Negeri ini tidak berdaya dengan dua kerugian, yaitu banjirnya barang murah China dan menurunnya permintaan China atas produk Indonesia. Semua berujung pada matinya industri manufaktur dan gelombang PHK. Upaya pemerintah untuk menaikkan bea masuk impor barang China menjadi tindakan tambal sulam yang tidak berarti. Sebagian rakyat diuntungkan dengan produk murah.
Seharusnya pemerintah memiliki rancangan pembangunan industri sekaligus mampu memperkerjakan rakyat dan mensejahterakan mereka. Namun dalam sistem kapitalisme, negara lemah dan kecil memang diproyeksi untuk berfungsi minimalis. Pemerintah hanya berperan sebagai regulator yang memuluskan kepentingan para kapitalis dan negara besar. Negara seperti tidak memiliki visi untuk menjadi negara yang berdaulat dan membangun ekonomi yang kuat.
Sangat berbeda dari sistem Islam. Sistem Islam dengan seluruh hukum-hukum syariah memiliki politik industri yang sangat jelas. Islam memberi prinsip-prinsip yang bisa dijabarkan dalam langkah-langkah riil. Dalam sistem Islam negara harus mentarget pembangunan industri berat. Industri berat adalah industri yang memproduksi mesin-mesin, alat-alat berat, moda transportasi dan instalasi-instalasi.
Penguasaan industri berat akan memungkinkan tumbuhnya industri besar, menengah dan kecil. Dengan kata lain industri berat adalah penopang tumbuhnya industri lainnya dari segi penyediaan alat dan mesin teknologi. Jadi bukan tahapan kebalikannya yaitu dari industri kecil menuju industri besar atau berat. Tahapan ini justru tidak realistis. Itulah sebabnya mengapa negara berkembang tetap tidak bisa menjadi negara industri maju. Karena mereka tidak memiliki visi industri berat sebagai awal yang mutlak.
Pembangunan industri berat ini juga sejalan dengan hukum syariat berkaitan dengan kewajiban negara untuk mengelola aset-aset strategis kekayaan sumber daya alam kepemilikan umum. Negara wajib mengelola barang tambang yang depositnya melimpah dan sumber-sumber energi.
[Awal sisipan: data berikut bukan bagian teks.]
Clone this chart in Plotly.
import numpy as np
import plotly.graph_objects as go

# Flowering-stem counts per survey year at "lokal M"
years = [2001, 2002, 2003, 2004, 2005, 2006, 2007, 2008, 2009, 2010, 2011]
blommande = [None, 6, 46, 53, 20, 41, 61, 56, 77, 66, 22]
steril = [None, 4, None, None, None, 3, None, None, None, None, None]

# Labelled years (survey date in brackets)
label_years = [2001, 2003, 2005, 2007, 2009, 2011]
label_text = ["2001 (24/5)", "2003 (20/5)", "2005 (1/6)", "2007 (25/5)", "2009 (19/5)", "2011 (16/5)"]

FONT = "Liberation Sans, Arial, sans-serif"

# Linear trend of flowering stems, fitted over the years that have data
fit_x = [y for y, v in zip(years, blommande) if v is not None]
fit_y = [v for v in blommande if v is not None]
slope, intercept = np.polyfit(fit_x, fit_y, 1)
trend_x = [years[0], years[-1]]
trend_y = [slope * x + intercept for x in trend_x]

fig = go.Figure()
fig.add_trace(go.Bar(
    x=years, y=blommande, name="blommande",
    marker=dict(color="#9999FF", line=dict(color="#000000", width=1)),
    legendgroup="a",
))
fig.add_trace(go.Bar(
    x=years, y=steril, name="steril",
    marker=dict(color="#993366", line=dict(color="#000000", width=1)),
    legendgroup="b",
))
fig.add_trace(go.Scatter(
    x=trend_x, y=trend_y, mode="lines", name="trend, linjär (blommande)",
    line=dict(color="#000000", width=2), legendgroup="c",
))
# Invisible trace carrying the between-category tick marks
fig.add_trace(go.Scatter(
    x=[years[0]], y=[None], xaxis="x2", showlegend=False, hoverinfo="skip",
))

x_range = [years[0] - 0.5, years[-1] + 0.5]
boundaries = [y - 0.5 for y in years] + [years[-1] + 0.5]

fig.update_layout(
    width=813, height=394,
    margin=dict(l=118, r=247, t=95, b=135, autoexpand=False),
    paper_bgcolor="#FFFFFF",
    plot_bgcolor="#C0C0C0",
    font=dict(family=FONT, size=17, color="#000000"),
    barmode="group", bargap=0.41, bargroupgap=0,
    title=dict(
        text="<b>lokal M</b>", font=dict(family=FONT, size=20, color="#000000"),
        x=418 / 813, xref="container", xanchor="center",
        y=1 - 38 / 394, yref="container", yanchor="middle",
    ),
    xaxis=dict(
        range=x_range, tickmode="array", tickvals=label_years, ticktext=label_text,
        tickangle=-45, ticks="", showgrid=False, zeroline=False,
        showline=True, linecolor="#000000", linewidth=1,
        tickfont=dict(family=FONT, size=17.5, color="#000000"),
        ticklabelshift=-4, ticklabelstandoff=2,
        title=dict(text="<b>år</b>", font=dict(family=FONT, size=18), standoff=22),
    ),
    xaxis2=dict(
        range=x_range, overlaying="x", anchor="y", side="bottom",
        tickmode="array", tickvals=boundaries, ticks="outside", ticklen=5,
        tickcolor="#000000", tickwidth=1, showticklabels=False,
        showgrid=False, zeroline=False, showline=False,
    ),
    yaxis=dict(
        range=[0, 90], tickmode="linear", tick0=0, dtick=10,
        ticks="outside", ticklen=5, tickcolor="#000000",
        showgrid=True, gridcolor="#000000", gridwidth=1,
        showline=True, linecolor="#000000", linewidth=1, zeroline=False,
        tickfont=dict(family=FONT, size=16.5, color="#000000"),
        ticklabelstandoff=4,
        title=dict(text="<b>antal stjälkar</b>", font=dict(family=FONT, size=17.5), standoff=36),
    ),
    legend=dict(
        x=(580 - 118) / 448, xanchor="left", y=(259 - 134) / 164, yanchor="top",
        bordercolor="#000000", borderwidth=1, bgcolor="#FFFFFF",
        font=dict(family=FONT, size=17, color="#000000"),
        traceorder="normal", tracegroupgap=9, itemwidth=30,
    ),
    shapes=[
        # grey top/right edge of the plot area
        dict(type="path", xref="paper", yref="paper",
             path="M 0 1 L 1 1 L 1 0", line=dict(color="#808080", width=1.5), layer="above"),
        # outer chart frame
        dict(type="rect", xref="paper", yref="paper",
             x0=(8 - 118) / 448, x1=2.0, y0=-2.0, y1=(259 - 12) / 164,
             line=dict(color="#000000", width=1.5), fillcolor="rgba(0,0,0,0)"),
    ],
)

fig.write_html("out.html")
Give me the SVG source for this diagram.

Hasil pengelolaan aset strategis industri tambang atau bahan energi bisa dijual kepada rakyat untuk memasok bahan baku pada industri yang bisa dimiliki pribadi atau kelompok seperti industri perkakas rumah tangga atau bahan bangunan. Pemasukan dari hasil penjualan menjadi pemasukan baitul mal di pos kepemilikan umum dan dibelanjakan untuk kepentingan rakyat seperti membiayai pendidikan dan kesehatan.
Semua level industri ini berjalan dalam prinsip perang. Artinya semua industri ini siap setiap saat untuk memasok kebutuhan perang dan mengalihkan semua hasil pabriknya untuk kebutuhan perang. Ini adalah standar tinggi untuk jaminan dan kekuatan ekonomi yang harus dicapai negara. Jika dalam perang saja mampu berproduksi, apatah lagi dalam kondisi damai atau normal.
Alih-alih tergantung dan dijajah secara ekonomi oleh negara lain, justru sistem Islam membuat negara tampil mandiri dan berdaulat. Negara menjalankan peran sebagai roin, pemelihara urusan dan kepentingan rakyat termasuk dalam hubungan perdagangan luar negeri. Negara juga tidak tergantung dengan investasi asing dan permodalan (perbankan) asing. Negara bisa meminjamkan modal usaha pada rakyat.
Daya beli rakyat meningkat dalam iklim usaha yang kondusif. Rakyat akan diberdayakan sekaligus sejahtera dalam sistem Islam. Wallahu a’lam bis shawab.